From Wednesday's Globe and Mail

Canada’s securities watchdogs should get out of the business of policing the “poison pills” companies use to fight off hostile corporate takeovers, former Ontario Securities Commission chief Edward Waitzer says.

The current rules, which are quick to strike down poison pills, have left Canadian companies largely helpless in the face of U.S. activist investors and hedge funds, Mr. Waitzer argues. His proposed solution would see the OSC and the other provincial securities regulators walk away from the job and leave the issue up to Canada’s courts.

Traditionally, Canadian regulators have tended to toss aside the poison pills and other defences used by corporate boards to fend off hostile takeovers – an approach long criticized for leaving domestic companies too vulnerable to foreign predators, resulting in what some call a “hollowing out” of Corporate Canada.

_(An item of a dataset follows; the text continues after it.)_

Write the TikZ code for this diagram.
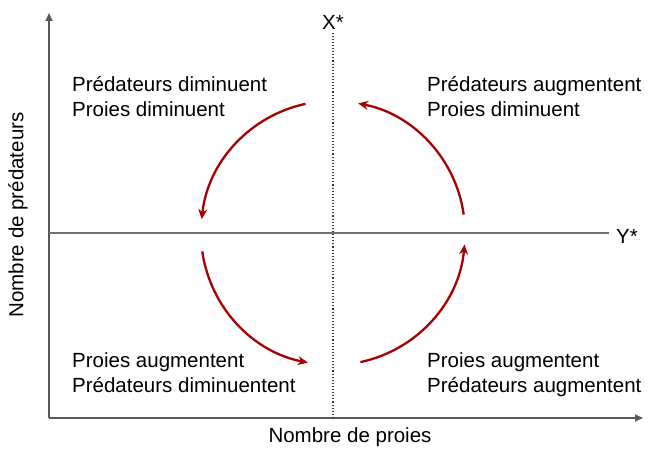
\documentclass[tikz,border=0pt]{standalone}
\usepackage{fontspec}
\setmainfont{Liberation Sans}
\usetikzlibrary{arrows.meta}

\begin{document}
\begin{tikzpicture}[
    x=1pt, y=1pt,
    axis/.style={
        draw,
        line width=1.8pt,
        color=black!65,
        -{Triangle[length=8pt,width=7pt]}
    },
    guide/.style={
        draw,
        line width=1.1pt,
        color=black!55
    },
    cycle/.style={
        draw,
        line width=2.3pt,
        color=red!65!black,
        -{Stealth[length=10pt,width=9pt]}
    },
    label/.style={
        font=\fontsize{20.5}{25}\selectfont,
        inner sep=0pt,
        align=left,
        anchor=base west
    }
]
    \useasboundingbox (0,0) rectangle (656,454);

    % Axes
    \coordinate (O) at (49,36);
    \coordinate (ytop) at (49,441);
    \coordinate (xend) at (643,36);
    \path [axis] (O) -- (ytop);
    \path [axis] (O) -- (xend);

    % Equilibrium lines
    \coordinate (C) at (333,221);
    \node [font=\fontsize{20.5}{25}\selectfont] (xstar) at (333,432) {X*};
    \node [font=\fontsize{20.5}{25}\selectfont] (ystar) at (627,218) {Y*};
    \coordinate (xbot) at (333,36);
    \coordinate (yleft) at (49,221);
    \coordinate (yright) at (609,221);
    \path [guide, dotted, line width=1.4pt, color=black!80] (xstar.south) -- (xbot);
    \path [guide] (yleft) -- (yright);

    % Cycle
    \path [cycle] (C) ++(102:132) arc [start angle=102, end angle=174, radius=132];
    \path [cycle] (C) ++(8:132) arc [start angle=8, end angle=79, radius=132];
    \path [cycle] (C) ++(188:132) arc [start angle=188, end angle=259, radius=132];
    \path [cycle] (C) ++(282:132) arc [start angle=282, end angle=355, radius=132];

    % Quadrant labels (anchored on the last line)
    \node [label] (tl) at (72,337) {Prédateurs diminuent\\Proies diminuent};
    \node [label] (tr) at (427,337) {Prédateurs augmentent\\Proies diminuent};
    \node [label] (bl) at (72,61) {Proies augmentent\\Prédateurs diminuentent};
    \node [label] (br) at (427,61) {Proies augmentent\\Prédateurs augmentent};

    % Axis titles
    \node [font=\fontsize{20.5}{25}\selectfont] (xtitle) at (350,17) {Nombre de proies};
    \node [font=\fontsize{20.5}{25}\selectfont, rotate=90] (ytitle) at (18,239) {Nombre de prédateurs};

\end{tikzpicture}
\end{document}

Mr. Waitzer, a partner at Stikeman Elliott LLP in Toronto and director of the Hennick Centre for Business and Law at York University, says it is time to have a debate about whether the securities commissions should let the country’s courts scrutinize the actions of companies under siege. That’s what happens in the United States, where hostile takeovers are much more difficult.

“Canada has become a playground for activist investors who are looking to make money quickly by putting companies into play,” Mr. Waitzer , who was OSC chairman in the mid-1990s, said in an interview. “So from a ‘hollowing out’ point of view, this [the status quo] doesn’t make any sense at all.”

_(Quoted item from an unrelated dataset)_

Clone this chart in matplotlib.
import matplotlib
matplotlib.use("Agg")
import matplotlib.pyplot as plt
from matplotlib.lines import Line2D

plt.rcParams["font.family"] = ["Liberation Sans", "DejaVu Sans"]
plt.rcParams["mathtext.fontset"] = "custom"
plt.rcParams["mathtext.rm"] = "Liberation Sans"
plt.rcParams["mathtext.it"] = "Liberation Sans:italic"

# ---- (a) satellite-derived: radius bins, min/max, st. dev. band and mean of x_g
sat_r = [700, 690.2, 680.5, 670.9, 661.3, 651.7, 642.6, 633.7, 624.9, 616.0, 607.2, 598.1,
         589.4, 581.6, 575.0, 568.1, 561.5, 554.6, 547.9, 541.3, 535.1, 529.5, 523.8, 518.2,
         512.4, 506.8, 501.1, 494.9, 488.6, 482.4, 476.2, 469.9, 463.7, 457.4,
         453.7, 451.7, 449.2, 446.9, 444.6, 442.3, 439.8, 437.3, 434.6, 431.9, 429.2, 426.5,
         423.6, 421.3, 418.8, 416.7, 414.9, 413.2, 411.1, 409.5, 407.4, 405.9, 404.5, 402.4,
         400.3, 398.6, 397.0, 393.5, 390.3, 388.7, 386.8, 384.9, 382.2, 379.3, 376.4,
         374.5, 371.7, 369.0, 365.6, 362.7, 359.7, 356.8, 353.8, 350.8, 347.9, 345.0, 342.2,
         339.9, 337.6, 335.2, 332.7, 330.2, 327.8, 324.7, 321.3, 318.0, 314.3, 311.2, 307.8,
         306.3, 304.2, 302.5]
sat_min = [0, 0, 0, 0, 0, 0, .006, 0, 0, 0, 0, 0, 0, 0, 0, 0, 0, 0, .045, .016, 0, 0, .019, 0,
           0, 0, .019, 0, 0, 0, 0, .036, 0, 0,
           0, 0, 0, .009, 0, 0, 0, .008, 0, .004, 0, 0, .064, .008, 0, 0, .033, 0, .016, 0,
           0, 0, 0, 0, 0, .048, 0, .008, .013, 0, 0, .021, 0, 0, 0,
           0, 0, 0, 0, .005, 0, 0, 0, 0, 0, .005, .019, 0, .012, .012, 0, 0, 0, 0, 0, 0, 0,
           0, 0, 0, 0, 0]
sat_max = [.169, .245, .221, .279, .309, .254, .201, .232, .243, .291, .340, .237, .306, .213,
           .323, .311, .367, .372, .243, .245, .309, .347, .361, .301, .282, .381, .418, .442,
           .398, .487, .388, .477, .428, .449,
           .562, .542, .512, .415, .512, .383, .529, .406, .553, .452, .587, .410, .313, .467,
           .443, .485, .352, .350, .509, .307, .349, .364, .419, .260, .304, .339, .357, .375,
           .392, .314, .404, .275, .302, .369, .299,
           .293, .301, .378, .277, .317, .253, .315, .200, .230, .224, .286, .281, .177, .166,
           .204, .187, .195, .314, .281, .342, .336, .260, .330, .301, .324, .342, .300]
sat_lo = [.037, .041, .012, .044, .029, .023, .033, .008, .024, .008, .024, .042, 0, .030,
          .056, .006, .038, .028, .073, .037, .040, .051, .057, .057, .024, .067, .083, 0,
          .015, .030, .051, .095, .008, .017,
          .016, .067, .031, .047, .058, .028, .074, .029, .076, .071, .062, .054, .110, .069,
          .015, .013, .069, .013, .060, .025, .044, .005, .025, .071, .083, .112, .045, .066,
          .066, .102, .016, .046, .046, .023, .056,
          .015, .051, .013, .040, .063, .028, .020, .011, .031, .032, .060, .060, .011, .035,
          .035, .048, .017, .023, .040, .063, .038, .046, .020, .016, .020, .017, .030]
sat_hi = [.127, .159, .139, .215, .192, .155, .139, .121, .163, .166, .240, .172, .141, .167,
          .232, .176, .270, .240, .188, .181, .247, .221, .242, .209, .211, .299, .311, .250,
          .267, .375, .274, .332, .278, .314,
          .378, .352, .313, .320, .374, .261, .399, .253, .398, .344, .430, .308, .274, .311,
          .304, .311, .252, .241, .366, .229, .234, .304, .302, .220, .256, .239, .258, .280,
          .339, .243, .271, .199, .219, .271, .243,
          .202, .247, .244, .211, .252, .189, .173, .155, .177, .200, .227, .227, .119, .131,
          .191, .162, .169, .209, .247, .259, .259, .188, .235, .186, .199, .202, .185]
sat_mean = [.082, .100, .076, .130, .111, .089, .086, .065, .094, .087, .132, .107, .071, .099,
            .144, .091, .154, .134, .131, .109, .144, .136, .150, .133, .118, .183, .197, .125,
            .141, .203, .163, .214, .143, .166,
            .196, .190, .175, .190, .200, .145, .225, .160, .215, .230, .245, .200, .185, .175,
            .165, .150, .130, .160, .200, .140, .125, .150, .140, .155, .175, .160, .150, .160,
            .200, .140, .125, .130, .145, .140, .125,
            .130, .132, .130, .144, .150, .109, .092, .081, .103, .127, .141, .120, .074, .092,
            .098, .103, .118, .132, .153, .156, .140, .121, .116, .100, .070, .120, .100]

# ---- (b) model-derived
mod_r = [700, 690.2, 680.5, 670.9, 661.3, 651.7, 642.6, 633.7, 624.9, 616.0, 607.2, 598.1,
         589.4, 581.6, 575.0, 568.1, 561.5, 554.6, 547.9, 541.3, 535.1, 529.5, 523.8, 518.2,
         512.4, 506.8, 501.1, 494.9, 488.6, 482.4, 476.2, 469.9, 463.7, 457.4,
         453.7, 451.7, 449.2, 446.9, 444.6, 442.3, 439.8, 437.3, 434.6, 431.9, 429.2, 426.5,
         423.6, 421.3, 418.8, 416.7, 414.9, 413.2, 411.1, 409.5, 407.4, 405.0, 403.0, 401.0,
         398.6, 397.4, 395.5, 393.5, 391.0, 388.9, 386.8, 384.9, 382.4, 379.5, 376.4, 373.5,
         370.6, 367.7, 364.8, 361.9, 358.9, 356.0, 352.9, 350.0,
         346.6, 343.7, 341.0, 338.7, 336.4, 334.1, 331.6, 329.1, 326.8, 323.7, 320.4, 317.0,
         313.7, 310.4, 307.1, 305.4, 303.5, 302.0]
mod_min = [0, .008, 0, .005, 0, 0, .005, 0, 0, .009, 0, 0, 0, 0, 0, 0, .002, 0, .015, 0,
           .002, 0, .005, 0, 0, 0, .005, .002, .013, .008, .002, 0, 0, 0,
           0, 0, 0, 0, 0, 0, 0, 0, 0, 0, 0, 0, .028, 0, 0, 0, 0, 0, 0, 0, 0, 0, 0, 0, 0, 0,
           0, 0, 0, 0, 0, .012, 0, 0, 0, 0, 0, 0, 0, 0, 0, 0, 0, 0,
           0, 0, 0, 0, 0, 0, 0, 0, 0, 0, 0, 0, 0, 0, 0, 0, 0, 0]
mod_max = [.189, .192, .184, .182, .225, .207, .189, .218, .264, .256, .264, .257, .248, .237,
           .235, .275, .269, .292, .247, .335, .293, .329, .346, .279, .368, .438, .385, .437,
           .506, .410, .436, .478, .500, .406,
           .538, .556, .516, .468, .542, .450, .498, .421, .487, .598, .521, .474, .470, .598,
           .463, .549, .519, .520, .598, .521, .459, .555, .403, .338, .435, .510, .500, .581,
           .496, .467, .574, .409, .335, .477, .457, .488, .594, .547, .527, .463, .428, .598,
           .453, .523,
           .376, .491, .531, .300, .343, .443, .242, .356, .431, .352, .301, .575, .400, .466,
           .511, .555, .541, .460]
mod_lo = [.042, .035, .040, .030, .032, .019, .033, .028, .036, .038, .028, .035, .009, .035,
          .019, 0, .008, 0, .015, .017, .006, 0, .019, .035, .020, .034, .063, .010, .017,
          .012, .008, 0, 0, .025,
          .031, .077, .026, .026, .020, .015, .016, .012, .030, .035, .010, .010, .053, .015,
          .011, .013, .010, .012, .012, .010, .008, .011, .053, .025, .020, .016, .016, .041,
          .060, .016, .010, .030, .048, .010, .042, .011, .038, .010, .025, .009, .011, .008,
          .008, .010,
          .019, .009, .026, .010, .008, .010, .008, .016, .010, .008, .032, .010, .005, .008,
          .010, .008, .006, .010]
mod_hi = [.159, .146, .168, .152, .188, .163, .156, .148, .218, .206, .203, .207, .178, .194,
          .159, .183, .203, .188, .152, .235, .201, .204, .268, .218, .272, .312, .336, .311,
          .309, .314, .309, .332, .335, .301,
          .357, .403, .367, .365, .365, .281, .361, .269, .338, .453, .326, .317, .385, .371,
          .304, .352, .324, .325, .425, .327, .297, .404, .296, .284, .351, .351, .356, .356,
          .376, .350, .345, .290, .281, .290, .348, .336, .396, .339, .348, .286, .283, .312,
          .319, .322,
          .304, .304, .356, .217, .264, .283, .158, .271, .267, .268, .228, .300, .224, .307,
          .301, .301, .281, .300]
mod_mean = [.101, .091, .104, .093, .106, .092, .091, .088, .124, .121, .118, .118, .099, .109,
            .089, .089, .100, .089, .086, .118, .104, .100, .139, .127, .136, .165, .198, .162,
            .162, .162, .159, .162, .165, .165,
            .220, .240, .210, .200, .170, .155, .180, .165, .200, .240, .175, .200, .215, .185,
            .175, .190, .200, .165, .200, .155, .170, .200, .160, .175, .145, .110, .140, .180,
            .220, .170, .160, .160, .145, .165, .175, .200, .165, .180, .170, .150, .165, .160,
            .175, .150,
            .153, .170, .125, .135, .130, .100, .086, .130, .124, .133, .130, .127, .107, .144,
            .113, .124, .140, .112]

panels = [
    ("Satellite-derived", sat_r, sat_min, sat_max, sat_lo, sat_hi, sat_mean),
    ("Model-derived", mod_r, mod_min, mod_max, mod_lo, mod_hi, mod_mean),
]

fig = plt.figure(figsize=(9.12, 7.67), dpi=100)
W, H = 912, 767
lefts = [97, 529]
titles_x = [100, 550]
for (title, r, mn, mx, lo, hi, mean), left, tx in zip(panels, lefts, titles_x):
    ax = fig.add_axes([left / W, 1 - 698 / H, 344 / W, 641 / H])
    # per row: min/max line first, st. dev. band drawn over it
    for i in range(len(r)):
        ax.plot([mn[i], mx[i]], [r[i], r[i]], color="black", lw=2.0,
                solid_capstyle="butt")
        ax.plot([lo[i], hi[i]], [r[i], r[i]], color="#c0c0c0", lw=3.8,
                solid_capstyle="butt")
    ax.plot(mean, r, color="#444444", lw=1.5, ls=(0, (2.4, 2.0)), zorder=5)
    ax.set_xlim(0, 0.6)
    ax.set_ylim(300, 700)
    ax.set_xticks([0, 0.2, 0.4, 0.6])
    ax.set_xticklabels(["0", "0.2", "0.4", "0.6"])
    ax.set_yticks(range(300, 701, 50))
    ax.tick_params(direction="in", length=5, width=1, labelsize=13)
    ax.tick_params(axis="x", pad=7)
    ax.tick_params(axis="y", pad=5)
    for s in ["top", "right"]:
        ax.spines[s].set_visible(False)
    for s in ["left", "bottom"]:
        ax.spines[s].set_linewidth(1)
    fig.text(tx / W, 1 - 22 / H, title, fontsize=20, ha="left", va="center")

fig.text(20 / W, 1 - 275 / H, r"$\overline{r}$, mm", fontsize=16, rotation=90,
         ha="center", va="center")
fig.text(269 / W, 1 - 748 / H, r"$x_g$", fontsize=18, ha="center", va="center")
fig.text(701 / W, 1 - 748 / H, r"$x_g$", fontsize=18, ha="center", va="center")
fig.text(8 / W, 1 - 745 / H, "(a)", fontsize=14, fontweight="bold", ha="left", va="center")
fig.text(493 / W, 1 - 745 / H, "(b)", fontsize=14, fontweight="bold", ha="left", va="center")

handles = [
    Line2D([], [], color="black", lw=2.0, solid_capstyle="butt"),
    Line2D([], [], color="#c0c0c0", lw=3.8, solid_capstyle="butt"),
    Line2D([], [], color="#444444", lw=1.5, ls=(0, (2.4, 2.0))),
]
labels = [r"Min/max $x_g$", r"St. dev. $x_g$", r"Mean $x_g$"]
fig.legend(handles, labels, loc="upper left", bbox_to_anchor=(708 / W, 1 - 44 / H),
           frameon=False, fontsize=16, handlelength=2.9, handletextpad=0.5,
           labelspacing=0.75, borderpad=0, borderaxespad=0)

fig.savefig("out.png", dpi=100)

His controversial idea is not new: it was recommended by Ottawa’s blue-ribbon panel on boosting Canada’s international competitiveness in 2008, and, as Mr. Waitzer points out, largely ignored. But if it were implemented, it would entail a dramatic rewrite of the rules governing the takeover of Canadian companies, making hostile bids less likely to succeed.

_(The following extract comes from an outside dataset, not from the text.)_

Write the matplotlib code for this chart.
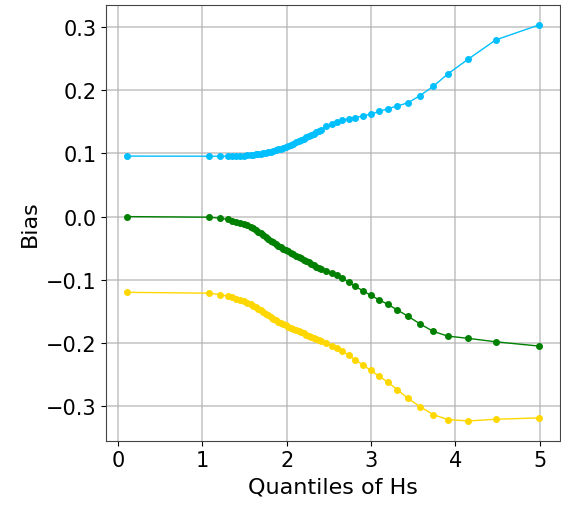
import numpy as np
import matplotlib
matplotlib.use("Agg")
import matplotlib.pyplot as plt

# Quantile positions of Hs (shared by all three curves)
quantiles = [0.10, 1.08, 1.21, 1.30, 1.35, 1.40, 1.45, 1.49, 1.53, 1.57,
             1.60, 1.63, 1.66, 1.69, 1.72, 1.75, 1.78, 1.81, 1.84, 1.87,
             1.90, 1.93, 1.96, 1.99, 2.02, 2.05, 2.08, 2.11, 2.14, 2.17,
             2.20, 2.23, 2.26, 2.29, 2.32, 2.35, 2.38, 2.41,
             2.467, 2.534, 2.594, 2.66, 2.736, 2.811, 2.903, 2.998, 3.10, 3.20,
             3.314, 3.441, 3.58, 3.738, 3.912, 4.157, 4.482, 4.997]

bias_upper = [0.0957, 0.0955, 0.0955, 0.0955, 0.0955, 0.0957, 0.0959, 0.0963, 0.0967, 0.0973,
              0.0979, 0.0985, 0.0991, 0.0997, 0.1004, 0.1012, 0.1020, 0.1029, 0.1039, 0.1050,
              0.1062, 0.1075, 0.1089, 0.1104, 0.1120, 0.1137, 0.1155, 0.1173, 0.1192, 0.1212,
              0.1232, 0.1253, 0.1274, 0.1294, 0.1313, 0.1332, 0.1351, 0.1370,
              0.1426, 0.1469, 0.1501, 0.1521, 0.1548, 0.1564, 0.1591, 0.1623, 0.1664, 0.1707,
              0.1750, 0.1802, 0.1913, 0.2060, 0.2257, 0.2494, 0.2796, 0.3033]

bias_mean = [0.0, -0.0010, -0.0025, -0.0045, -0.0062, -0.0080, -0.0100, -0.0117, -0.0137, -0.0163,
             -0.0185, -0.0210, -0.0236, -0.0262, -0.0290, -0.0320, -0.0350, -0.0380, -0.0408, -0.0435,
             -0.0461, -0.0485, -0.0508, -0.0530, -0.0552, -0.0573, -0.0595, -0.0617, -0.0638, -0.0660,
             -0.0682, -0.0703, -0.0725, -0.0746, -0.0768, -0.0790, -0.0808, -0.0825,
             -0.0856, -0.0892, -0.0924, -0.0971, -0.1040, -0.1103, -0.1173, -0.1246, -0.1320, -0.1388,
             -0.1479, -0.1578, -0.1696, -0.1816, -0.1891, -0.1927, -0.1981, -0.2049]

bias_lower = [-0.1198, -0.1212, -0.1236, -0.1260, -0.1277, -0.1296, -0.1320, -0.1340, -0.1362, -0.1387,
              -0.1408, -0.1430, -0.1456, -0.1482, -0.1508, -0.1535, -0.1562, -0.1588, -0.1614, -0.1640,
              -0.1662, -0.1684, -0.1704, -0.1722, -0.1740, -0.1758, -0.1776, -0.1794, -0.1812, -0.1830,
              -0.1848, -0.1866, -0.1884, -0.1902, -0.1920, -0.1938, -0.1956, -0.1972,
              -0.2002, -0.2044, -0.2081, -0.2129, -0.2192, -0.2266, -0.2345, -0.2434, -0.2529, -0.2620,
              -0.2742, -0.2878, -0.3005, -0.3132, -0.3211, -0.3233, -0.3206, -0.3185]

fig = plt.figure(figsize=(5.61, 5.06), dpi=100)
ax = fig.add_axes([0.189, 0.127, 0.809, 0.861])

ax.plot(quantiles, bias_upper, 'o-', color='deepskyblue', markersize=4, linewidth=1)
ax.plot(quantiles, bias_mean, 'o-', color='green', markersize=4, linewidth=1)
ax.plot(quantiles, bias_lower, 'o-', color='gold', markersize=4, linewidth=1)

ax.set_xticks([0, 1, 2, 3, 4, 5])
ax.set_yticks([-0.3, -0.2, -0.1, 0.0, 0.1, 0.2, 0.3])
ax.grid(True, color='#b0b0b0', linewidth=1.2, alpha=0.7)
ax.tick_params(labelsize=15)
ax.set_xlabel('Quantiles of Hs', fontsize=16)
ax.set_ylabel('Bias', fontsize=16)
for s in ax.spines.values():
    s.set_color('#444444')

fig.savefig('out.png', dpi=100)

Mr. Waitzer makes the case for the change in a recent paper co-written with Stikeman colleague Sean Vanderpol in the Osgoode Hall Law Journal.

The pair argue that Canada’s policy that largely forbids boards to “just say no” to hostile takeover bids can come into conflict with responsibilities assigned to directors under Canadian corporate law, which demands that they act in the long-term interests of the corporation. The courts, the two acknowledge, would be much more likely to defer to the judgment of a board fighting a takeover than to the securities commissions.

“We conclude that Canadian securities regulators should vacate the field,” the pair write.

The result of such a shift would largely mimic the way things are done in the United States, where many takeover battles come before the courts in Delaware, the state where many major companies are officially domiciled.

At the centre of the debate is the poison pill, a defensive trick developed in the U.S. in the 1980s era of corporate raiders. Poison pills are generally rights issued to existing shareholders that allow them to buy new shares at bargain prices, diluting the bidder’s holdings and making a takeover more expensive.

In the U.S., courts have traditionally been extremely reluctant to interfere with a board’s decision to use a poison pill to fend off a hostile takeover. In Canada, securities regulators have generally allowed poison pills to stand for limited time periods, usually 40 to 70 days, long enough only to give boards time to seek alternative buyers, not to “just say no” to an unwanted takeover bid.

With the securities commissions butting out, takeovers would not be impossible, Mr. Waitzer and Mr. Vanderpol caution, as there are plenty of takeovers in the United States. Before expecting a court to intervene, bidders would have to convince a judge that a board of directors using a poison pill was in a conflict of interest, or was failing in its duties to serve the company’s long-term interest.